As northern Georgia suffers through a monumental drought and the toughest water restrictions ever imposed, Stone Mountain is using up to 38 gallons of water a minute — for 12 to 18 hours a day for the next month — to make snow.

On the day Gov. Sonny Perdue took the state's water conservation efforts indoors and declared October "Take A Shorter Shower" month, the park was embarking on a whole new way to burn through the state's shrinking supply of H2O.

They started making snow Tuesday — in 80 degree weather. It will take more than a million gallons of water to complete the job.

By opening day Nov. 10, working night and day, crews at the park will have built what's billed as Coca-Cola Snow Mountain on the lawn behind Memorial Hall. Where crowds gather during the summer to watch the park's laser show, kids and families will be tubing down a 400-foot-long slope of ice and snow.

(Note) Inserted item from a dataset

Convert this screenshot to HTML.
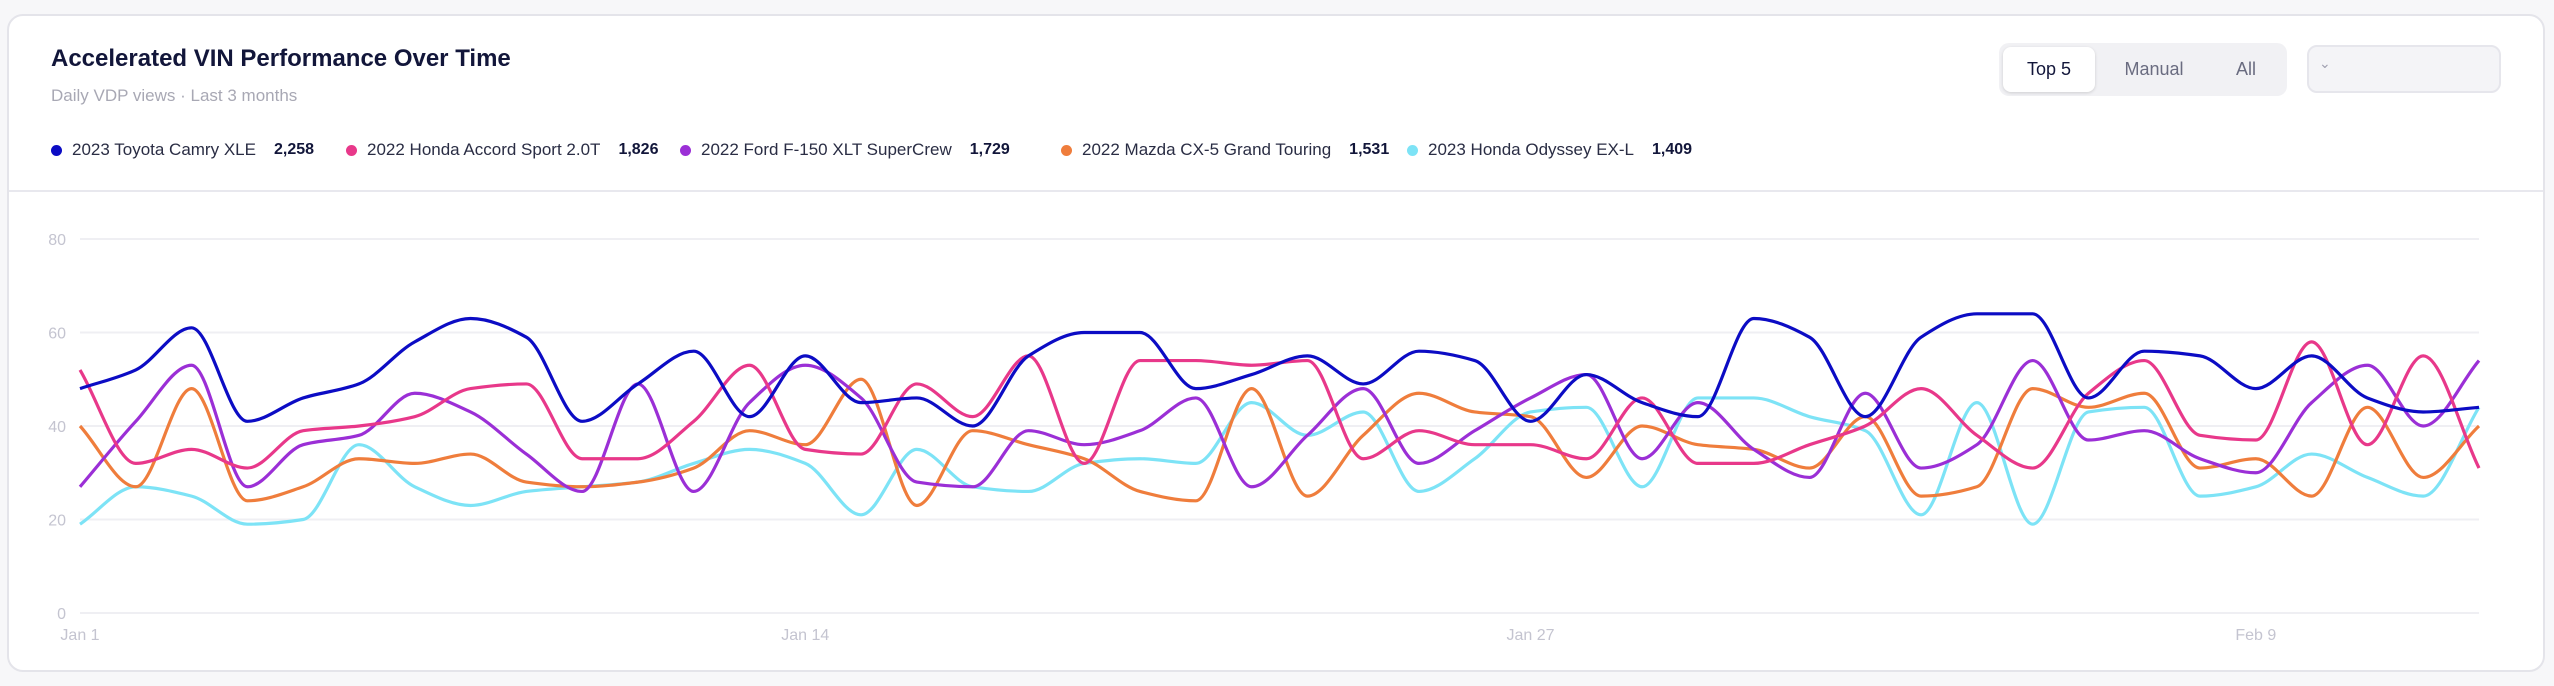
<!DOCTYPE html>
<html><head><meta charset="utf-8"><style>
*{box-sizing:border-box;margin:0;padding:0}
body{width:2554px;height:686px;background:#f7f7f9;font-family:"Liberation Sans",sans-serif;position:relative;overflow:hidden}
.card{position:absolute;left:7px;top:14px;width:2538px;height:658px;background:#fff;border:2px solid #e4e4ea;border-radius:16px}
.title{position:absolute;left:42px;top:29px;font-size:24px;font-weight:bold;color:#12163a}
.sub{position:absolute;left:42px;top:70px;font-size:17px;color:#a8a8b4}
.legend{position:absolute;left:0;top:124px;width:2000px;height:24px;font-size:17px;color:#2a2d44}
.li{position:absolute;top:0;display:flex;align-items:center;white-space:nowrap}
.dot{width:11px;height:11px;border-radius:50%;margin-right:10px}
.li b{margin-left:18px;color:#12163a;font-size:16px}
.sep{position:absolute;left:0;right:0;top:174px;height:2px;background:#e8e8ee}
.tog{position:absolute;left:1990px;top:27px;width:288px;height:53px;background:#f1f1f4;border-radius:10px}
.tb{position:absolute;top:4px;height:45px;line-height:45px;font-size:18px;color:#6a6c80;text-align:center}
.tb.act{background:#fff;border-radius:8px;color:#12163a;box-shadow:0 1px 3px rgba(0,0,0,.15)}
.dd{position:absolute;left:2298px;top:29px;width:194px;height:48px;background:#f4f4f7;border:2px solid #e6e6ec;border-radius:10px;color:#a0a0b0;font-size:14px;padding:8px 0 0 10px}
svg{position:absolute;left:0;top:0}
</style></head><body>
<div class="card">
<div class="title">Accelerated VIN Performance Over Time</div>
<div class="sub">Daily VDP views · Last 3 months</div>
<div class="legend">
<div class="li" style="left:42px"><span class="dot" style="background:#0c0cc4"></span>2023 Toyota Camry XLE<b>2,258</b></div>
<div class="li" style="left:337px"><span class="dot" style="background:#e8388a"></span>2022 Honda Accord Sport 2.0T<b>1,826</b></div>
<div class="li" style="left:671px"><span class="dot" style="background:#9b2fd6"></span>2022 Ford F-150 XLT SuperCrew<b>1,729</b></div>
<div class="li" style="left:1052px"><span class="dot" style="background:#ef7d3c"></span>2022 Mazda CX-5 Grand Touring<b>1,531</b></div>
<div class="li" style="left:1398px"><span class="dot" style="background:#7de3f6"></span>2023 Honda Odyssey EX-L<b>1,409</b></div>
</div>
<div class="sep"></div>
<div class="tog">
<div class="tb act" style="left:4px;width:92px">Top 5</div>
<div class="tb" style="left:100px;width:110px">Manual</div>
<div class="tb" style="left:212px;width:70px">All</div>
</div>
<div class="dd">&#8964;</div>
</div>
<svg id="chart" width="2554" height="686"></svg>
<script>
const categories=[];for(let i=0;i<44;i++){const d=new Date(2024,0,1+i);categories.push(d);}
const yTicks=[0,20,40,60,80];
const xTickIdx=[0,13,26,39];
const xTickLabels=["Jan 1","Jan 14","Jan 27","Feb 9"];
const camry=[48,52,61,41,46,49,58,63,59,41,49,56,42,55,45,46,40,55,60,60,48,51,55,49,56,54,41,51,45,42,63,59,42,59,64,64,46,56,55,48,55,46,43,44];
const accord=[52,32,35,31,39,40,42,48,49,33,33,41,53,35,34,49,42,55,32,54,54,53,54,33,39,36,36,33,46,32,32,36,40,48,38,31,47,54,38,37,58,36,55,31];
const f150=[27,41,53,27,36,38,47,43,34,26,49,26,45,53,46,28,27,39,36,39,46,27,38,48,32,39,46,51,33,45,35,29,47,31,36,54,37,39,33,30,45,53,40,54];
const cx5=[40,27,48,24,27,33,32,34,28,27,28,31,39,36,50,23,39,36,33,26,24,48,25,38,47,43,42,29,40,36,35,31,42,25,27,48,44,47,31,33,25,44,29,40];
const odyssey=[19,27,25,19,20,36,27,23,26,27,28,32,35,32,21,35,27,26,32,33,32,45,38,43,26,33,43,44,27,46,46,42,39,21,45,19,43,44,25,27,34,29,25,44];
const series=[["odyssey",odyssey,"#7de3f6"],["cx5",cx5,"#ef7d3c"],["f150",f150,"#9b2fd6"],["accord",accord,"#e8388a"],["camry",camry,"#0c0cc4"]];
const X0=80,X1=2479,Y0=613,Y80=239;
const xs=i=>X0+(X1-X0)*i/(categories.length-1);
const ys=v=>Y0+(Y80-Y0)*v/80;
const svg=document.getElementById('chart');const NS='http://www.w3.org/2000/svg';
function mk(t,a){const e=document.createElementNS(NS,t);for(const k in a)e.setAttribute(k,a[k]);svg.appendChild(e);return e;}
yTicks.forEach(v=>{
 const g=mk('line',{x1:X0,x2:X1,y1:ys(v),y2:ys(v),stroke:'#efeff3','stroke-width':2});
 
 
 const t=mk('text',{x:66,y:ys(v)+6,'text-anchor':'end','font-size':16,fill:'#c4c4d0','font-family':'Liberation Sans, sans-serif'});t.textContent=v;
 
 
});
xTickIdx.forEach((ix,k)=>{
 const t=mk('text',{x:xs(ix),y:640,'text-anchor':'middle','font-size':16,fill:'#c4c4d0','font-family':'Liberation Sans, sans-serif'});t.textContent=xTickLabels[k];
 
 
});
function monotone(px,py){
 const n=px.length,d=[],m=[];
 for(let i=0;i<n-1;i++)d.push((py[i+1]-py[i])/(px[i+1]-px[i]));
 m[0]=d[0];m[n-1]=d[n-2];
 for(let i=1;i<n-1;i++){const a=d[i-1],b=d[i];m[i]=(a*b<=0)?0:2/(1/a+1/b);}
 let s='M'+px[0]+','+py[0];
 for(let i=0;i<n-1;i++){const h=(px[i+1]-px[i])/3;
  s+=' C'+(px[i]+h)+','+(py[i]+m[i]*h)+' '+(px[i+1]-h)+','+(py[i+1]-m[i+1]*h)+' '+px[i+1]+','+py[i+1];}
 return s;
}
series.forEach(([name,vals,col])=>{
 const px=vals.map((v,i)=>xs(i)),py=vals.map(v=>ys(v));
 const p=mk('path',{d:monotone(px,py),fill:'none',stroke:col,'stroke-width':3.2,'stroke-linejoin':'round'});
 
 
});
</script>
</body></html>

It didn't matter Tuesday that the temperature was about 50 degrees above freezing, said Albert Bronander, president of Snow Magic, the company that has partnered with the park to produce the snowy wonderland. The key is to make the snow faster than mother nature can melt it — and use lots of water. With machinery that can produce 200 tons of snow a day, that's not a problem, said Bronander, motioning at a 5-foot-tall hill of the slushy white stuff.

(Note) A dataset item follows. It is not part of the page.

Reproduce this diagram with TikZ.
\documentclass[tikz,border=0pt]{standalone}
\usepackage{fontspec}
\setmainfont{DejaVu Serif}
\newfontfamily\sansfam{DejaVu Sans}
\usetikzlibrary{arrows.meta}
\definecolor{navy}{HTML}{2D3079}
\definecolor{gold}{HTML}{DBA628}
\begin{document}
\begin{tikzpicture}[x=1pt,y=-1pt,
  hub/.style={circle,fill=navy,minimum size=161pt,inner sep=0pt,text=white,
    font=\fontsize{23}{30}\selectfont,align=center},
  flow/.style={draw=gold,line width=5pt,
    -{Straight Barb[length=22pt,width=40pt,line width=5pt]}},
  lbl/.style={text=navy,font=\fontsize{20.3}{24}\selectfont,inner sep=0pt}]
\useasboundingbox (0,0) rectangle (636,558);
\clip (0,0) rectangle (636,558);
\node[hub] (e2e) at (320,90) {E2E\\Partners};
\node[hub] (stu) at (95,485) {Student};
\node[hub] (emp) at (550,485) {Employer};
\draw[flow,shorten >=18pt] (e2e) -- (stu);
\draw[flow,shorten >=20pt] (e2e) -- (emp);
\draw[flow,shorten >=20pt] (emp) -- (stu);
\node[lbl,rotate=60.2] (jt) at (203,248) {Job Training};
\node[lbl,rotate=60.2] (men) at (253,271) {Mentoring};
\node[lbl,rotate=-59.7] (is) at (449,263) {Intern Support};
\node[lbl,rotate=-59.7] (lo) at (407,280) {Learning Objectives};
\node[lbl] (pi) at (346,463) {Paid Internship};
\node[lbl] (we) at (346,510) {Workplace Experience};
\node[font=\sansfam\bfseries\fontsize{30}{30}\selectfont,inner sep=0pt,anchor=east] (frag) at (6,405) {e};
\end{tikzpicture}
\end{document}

At maximum production, the snow maker will use 38 gallons of municipal water a minute. The machinery will operate 18 hours a day. In 30 days, the 1.2 million gallons of water will produce a 2-foot-thick layer of ice to form the slope's base.

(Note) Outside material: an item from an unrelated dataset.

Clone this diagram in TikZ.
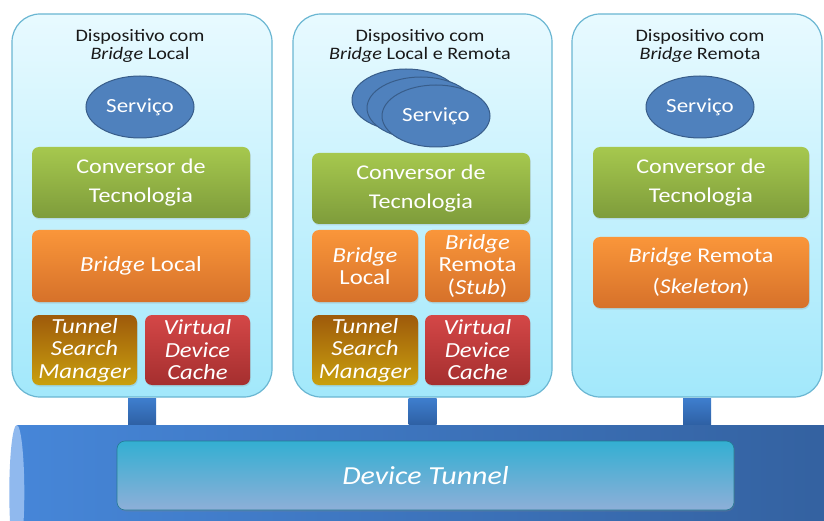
\documentclass[tikz,border=0pt]{standalone}
\usepackage{fontspec}
\setmainfont{Carlito}[FakeStretch=1.15]
\usetikzlibrary{shapes.geometric}
\usetikzlibrary{shadows}
\definecolor{devtop}{HTML}{E8FAFF}
\definecolor{devbot}{HTML}{A2E8FB}
\definecolor{devline}{HTML}{6AB6D2}
\definecolor{svcfill}{HTML}{4F81BD}
\definecolor{svcline}{HTML}{385D8A}
\definecolor{grntop}{HTML}{A6C84E}
\definecolor{grnbot}{HTML}{7E9C3B}
\definecolor{orgtop}{HTML}{FA963A}
\definecolor{orgbot}{HTML}{D6712A}
\definecolor{tsmtop}{HTML}{9E5A0B}
\definecolor{tsmbot}{HTML}{C9A00E}
\definecolor{vdctop}{HTML}{D44747}
\definecolor{vdcbot}{HTML}{A52F2F}
\definecolor{tubeleft}{HTML}{4686D8}
\definecolor{tuberight}{HTML}{33609E}
\definecolor{tubecap}{HTML}{90B9EE}
\definecolor{dttop}{HTML}{33AFD2}
\definecolor{dtbot}{HTML}{8EAFD8}
\definecolor{stemtop}{HTML}{3E7ECE}
\definecolor{stembot}{HTML}{2E60A4}

\begin{document}
\begin{tikzpicture}[x=1pt,y=-1pt,
dev/.style={draw=devline, line width=1.2pt, rounded corners=28pt, top color=devtop, bottom color=devbot, minimum height=383pt, inner sep=0pt},
ttl/.style={align=center, text=black!90, font=\fontsize{17.5}{17.5}\selectfont},
svc/.style={ellipse, draw=svcline, line width=1pt, fill=svcfill, text=white, minimum width=108pt, minimum height=62pt, inner sep=0pt, font=\fontsize{20}{24}\selectfont},
blk/.style={rounded corners=7pt, text=white, align=center, inner sep=0pt, drop shadow={opacity=0.2, shadow xshift=0.8pt, shadow yshift=-1.5pt}},
bigblk/.style={blk, minimum height=71pt, font=\fontsize{21}{29}\selectfont},
smallblk/.style={blk, minimum height=70pt, font=\fontsize{21.5}{22.5}\selectfont},
greenblk/.style={top color=grntop, bottom color=grnbot},
orangeblk/.style={top color=orgtop, bottom color=orgbot},
tsmblk/.style={top color=tsmtop, bottom color=tsmbot},
vdcblk/.style={top color=vdctop, bottom color=vdcbot},
stembar/.style={top color=stemtop, bottom color=stembot, draw=none}]
\useasboundingbox (0,0) rectangle (824,521);
\clip (0,0) rectangle (824,521);
% dispositivos
\node[dev, minimum width=260pt] (dev1) at (142,205.5) {};
\node[dev, minimum width=259pt] (dev2) at (422.5,205.5) {};
\node[dev, minimum width=250pt] (dev3) at (697,205.5) {};
\node[ttl] (ttl1) at (140,46) {Dispositivo com\\\textit{Bridge} Local};
\node[ttl] (ttl2) at (420,46) {Dispositivo com\\\textit{Bridge} Local e Remota};
\node[ttl] (ttl3) at (700,46) {Dispositivo com\\\textit{Bridge} Remota};
% servicos
\node[svc] (svc1) at (140,107) {Serviço};
\node[svc] (svc2c) at (406,100) {};
\node[svc] (svc2b) at (421,108) {};
\node[svc] (svc2) at (436,116) {Serviço};
\node[svc] (svc3) at (700,107) {Serviço};
% blocos
\node[bigblk, greenblk, minimum width=218pt] (conv1) at (141,182.5) {Conversor de\\Tecnologia};
\node[bigblk, orangeblk, minimum width=218pt, minimum height=72pt, font=\fontsize{21.5}{29}\selectfont] (brl1) at (141,266) {\textit{Bridge} Local};
\node[smallblk, tsmblk, minimum width=105pt] (tsm1) at (84.5,350) {\textit{Tunnel}\\\textit{Search}\\\textit{Manager}};
\node[smallblk, vdcblk, minimum width=105pt] (vdc1) at (197.5,350) {\textit{Virtual}\\\textit{Device}\\\textit{Cache}};
\node[bigblk, greenblk, minimum width=218pt] (conv2) at (421,188.5) {Conversor de\\Tecnologia};
\node[smallblk, orangeblk, minimum width=106pt, minimum height=72pt] (brl2) at (365,266) {\textit{Bridge}\\Local};
\node[smallblk, orangeblk, minimum width=105pt, minimum height=72pt] (brr2) at (477.5,266) {\textit{Bridge}\\Remota\\(\textit{Stub})};
\node[smallblk, tsmblk, minimum width=106pt] (tsm2) at (365,350) {\textit{Tunnel}\\\textit{Search}\\\textit{Manager}};
\node[smallblk, vdcblk, minimum width=105pt] (vdc2) at (477.5,350) {\textit{Virtual}\\\textit{Device}\\\textit{Cache}};
\node[bigblk, greenblk, minimum width=216pt] (conv3) at (701,182.5) {Conversor de\\Tecnologia};
\node[bigblk, orangeblk, minimum width=216pt, font=\fontsize{21}{31}\selectfont] (brr3) at (701,272.5) {\textit{Bridge} Remota\\(\textit{Skeleton})};
% tunel
\node[left color=tubeleft, right color=tuberight, minimum width=843pt, minimum height=135pt, inner sep=0pt] (tube) at (438.5,492.5) {};
\fill[tubecap] (tube.west) ellipse [x radius=7.5, y radius=67.5];
\node[rounded corners=8pt, top color=dttop, bottom color=dtbot, draw=dttop!70!black, line width=0.6pt, minimum width=617pt, minimum height=69pt, text=white, font=\fontsize{26}{30}\selectfont\itshape, drop shadow={opacity=0.25, shadow xshift=0.8pt, shadow yshift=-1.5pt}] (dt) at (425.5,475.5) {Device Tunnel};
% ligacoes
\foreach \d in {dev1,dev2,dev3}
  \path[stembar] ([xshift=-14pt,yshift=-0.6pt]\d.south) rectangle ([xshift=14pt]\d.south |- tube.north);
\end{tikzpicture}
\end{document}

Bronander said the park is using water drawn from DeKalb County's water lines instead of pulling it from the park's lake — as is the park's golf course — because "we want the water to be pure white." The snow-making venture comes at a time when, across town, Six Flags Park last week closed two of its water rides — Splashwater Falls and Thunder River — in response to the governor's statewide watering ban.

Park marketing manager Ryan Kilpatrick said Tuesday when Six Flags closes for the season at the end of October, its water use will be cut 80 percent. He declined to say how much water the park uses during peak summer season.

Jeff Bollig, spokesman for Lawrence, Kansas-based Golf Course Superintendents Association of America said that the amount of water the park is using a day to produce snow — about 41,000 gallons — is a fraction of what golf courses in Atlanta use during the average summer day when restrictions aren't in effect, as they are now (courses are limited to watering greens).

"Georgia courses use about 215,000 gallons a day," Bollig said. "But we like to put that into perspective. On the average day, this country uses 408 billion gallons of water. What golf course uses is less than one half of one percent of that." Also, the vast majority — 86 percent — of golf courses supply their own water instead of taping into municipal drinking water.

Christine Parker, public relations manager for Stone Mountain, said the park is abiding by watering restrictions and doing what it can to conserve. The Coca-Cola Snow Mountain attraction has been in the works for almost a year.

"We've already sold tickets, and we can't just stop," she said. "That would be like a water park just deciding to turn off the faucets."

In his declaration for the Cobb County-Marietta Water Authority's waterSmart program, Gov. Perdue said people who take shorter showers can save 3-7 gallons of water per shower. That adds up to more than 2,000 gallons per person over the course of a year — or 52 minutes worth of snow making at Stone Mountain.